Подверглось коренному преобразованию и устройство судебной части, которую он разработал до мельчайших подробностей. Недаром он в свое время изучал право. Кальвин вообще вникал во все. Ни одна мелочь городского управления не ускользала от его внимания. Наряду с самыми важными церковными и гражданскими вопросами реформатор занимается и самыми мелкими деталями городского благоустройства. Он пишет подробные инструкции для смотрителей за постройками, для пожарной команды, даже правила для ночных сторожей и т. д. И на всех его учреждениях лежит та печать суровой неумолимой законности, педантичного порядка, которые составляют основу его личного характера.
Но еще важнее, чем все эти постановления, было то влияние, которое реформатор оказывал своим личным вмешательством во все сферы общественной жизни. Это влияние было неограниченным. De jure в Женеве существовали и независимые гражданские власти, в виде различных советов, и коллегии духовных.
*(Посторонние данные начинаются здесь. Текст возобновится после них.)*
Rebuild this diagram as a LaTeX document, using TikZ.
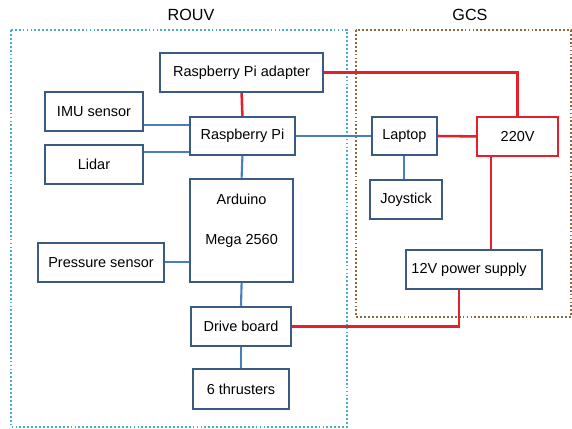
\documentclass[tikz,border=0pt]{standalone}
\usepackage{fontspec}
\setmainfont{Liberation Sans}
\usetikzlibrary{positioning}
\definecolor{boxblue}{HTML}{3B5A82}
\definecolor{lineblue}{HTML}{4A7EBB}
\definecolor{pwrred}{HTML}{E3202B}
\definecolor{rouvcyan}{HTML}{4BACC6}
\definecolor{gcsbrown}{HTML}{8C6A3C}
\begin{document}
\begin{tikzpicture}[
  blk/.style={draw=boxblue,line width=1.5pt,fill=white,align=center,font=\fontsize{10.3}{12}\selectfont,inner sep=2pt},
  pwrblk/.style={blk,draw=pwrred},
  sig/.style={draw=lineblue,line width=1.5pt},
  pwr/.style={draw=pwrred,line width=1.8pt},
  zone/.style={line width=2pt,dash pattern=on 1.3pt off 1.5pt},
  zonelabel/.style={font=\fontsize{11.5}{13}\selectfont}]
\useasboundingbox (0,0) rectangle (14.3,-10.7);
% containers
\draw[zone,draw=rouvcyan] (0.275,-0.75) rectangle (8.675,-10.675);
\draw[zone,draw=gcsbrown] (8.9,-0.75) rectangle (14.275,-7.925);
\node[zonelabel] (rouvlbl) at (4.775,-0.375) {ROUV};
\node[zonelabel] (gcslbl) at (11.75,-0.375) {GCS};
% blocks
\node[blk,minimum width=4.08cm,minimum height=0.98cm] (adp) at (6.04,-1.81) {Raspberry Pi adapter};
\node[blk,minimum width=2.45cm,minimum height=0.98cm] (imu) at (2.35,-2.79) {IMU sensor};
\node[blk,minimum width=2.63cm,minimum height=0.95cm] (rpi) at (6.06,-3.40) {Raspberry Pi};
\node[blk,minimum width=2.45cm,minimum height=0.98cm] (lid) at (2.35,-4.11) {Lidar};
\node[blk,minimum width=2.58cm,minimum height=2.58cm] (ard) at (6.04,-5.76) {Arduino\\[16pt]Mega 2560\\[4pt]};
\node[blk,minimum width=3.15cm,minimum height=0.98cm] (prs) at (2.525,-6.56) {Pressure sensor};
\node[blk,minimum width=2.5cm,minimum height=0.98cm] (drv) at (6.025,-8.16) {Drive board};
\node[blk,minimum width=2.4cm,minimum height=1.0cm] (thr) at (6.025,-9.725) {6 thrusters};
\node[blk,minimum width=1.63cm,minimum height=0.95cm] (lap) at (10.11,-3.40) {Laptop};
\node[pwrblk,minimum width=2.03cm,minimum height=0.98cm] (ac) at (12.94,-3.41) {220V};
\node[blk,minimum width=1.8cm,minimum height=0.98cm] (joy) at (10.15,-4.99) {Joystick};
\node[blk,minimum width=3.4cm,minimum height=0.98cm] (psu) at (11.85,-6.74) {\hspace*{-0.25cm}12V power supply};
% helper points
\path (imu.east) ++(0,-0.33) coordinate (imuout);
\path (lid.east) ++(0,0.3) coordinate (lidout);
\path (ac.south) ++(-0.66,0) coordinate (acout);
\path (psu.south) ++(-0.375,0) coordinate (psuout);
% signal lines
\draw[sig] (imuout) -- (imuout -| rpi.west);
\draw[sig] (lidout) -- (lidout -| rpi.west);
\draw[sig] (rpi.south) -- (ard.north);
\draw[sig] (prs.east) -- (prs.east -| ard.west);
\draw[sig] (ard.south) -- (drv.north);
\draw[sig] (drv.south) -- (thr.north);
\draw[sig] (rpi.east) -- (lap.west);
\draw[sig] (lap.south) -- (lap.south |- joy.north);
% power lines
\draw[pwr] (adp.south) -- (rpi.north);
\draw[pwr] (adp.east) -| (ac.north);
\draw[pwr] (lap.east) -- (ac.west);
\draw[pwr] (acout) -- (acout |- psu.north);
\draw[pwr] (psuout) |- (drv.east);
\end{tikzpicture}
\end{document}
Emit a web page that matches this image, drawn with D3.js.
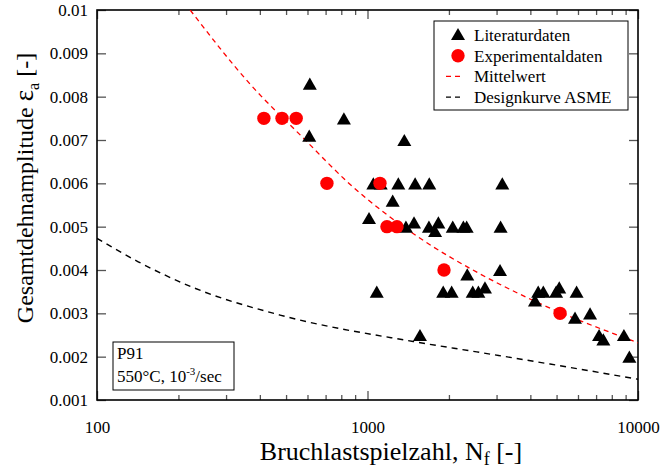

Фактически же над всеми этими учреждениями возвышалась властная фигура самого “женевского папы”. Генеральное собрание граждан созывается все реже и реже: по мнению Кальвина, оно представляет собою “злоупотребление, которое должно быть уничтожено”. “Совет двухсот” также оттесняется на задний план, все дела решаются в малом совете, а на это собрание двадцати пяти олигархов, состоящих почти исключительно из его приверженцев, Кальвин имеет такое же почти неограниченное влияние, как и на коллегию духовных. И здесь, и там, и с высоты кафедры он произносит свое авторитетное слово, и это слово имеет всегда решающее значение. Выслушивалось ли оно покорно или со слабыми возражениями, как в первые годы после его возвращения, или оно вызывало взрыв неудовольствия и даже возмущения, – голос реформатора продолжал раздаваться так же решительно и непоколебимо, и в конце концов победа оставалась на его стороне. Результаты были поразительными.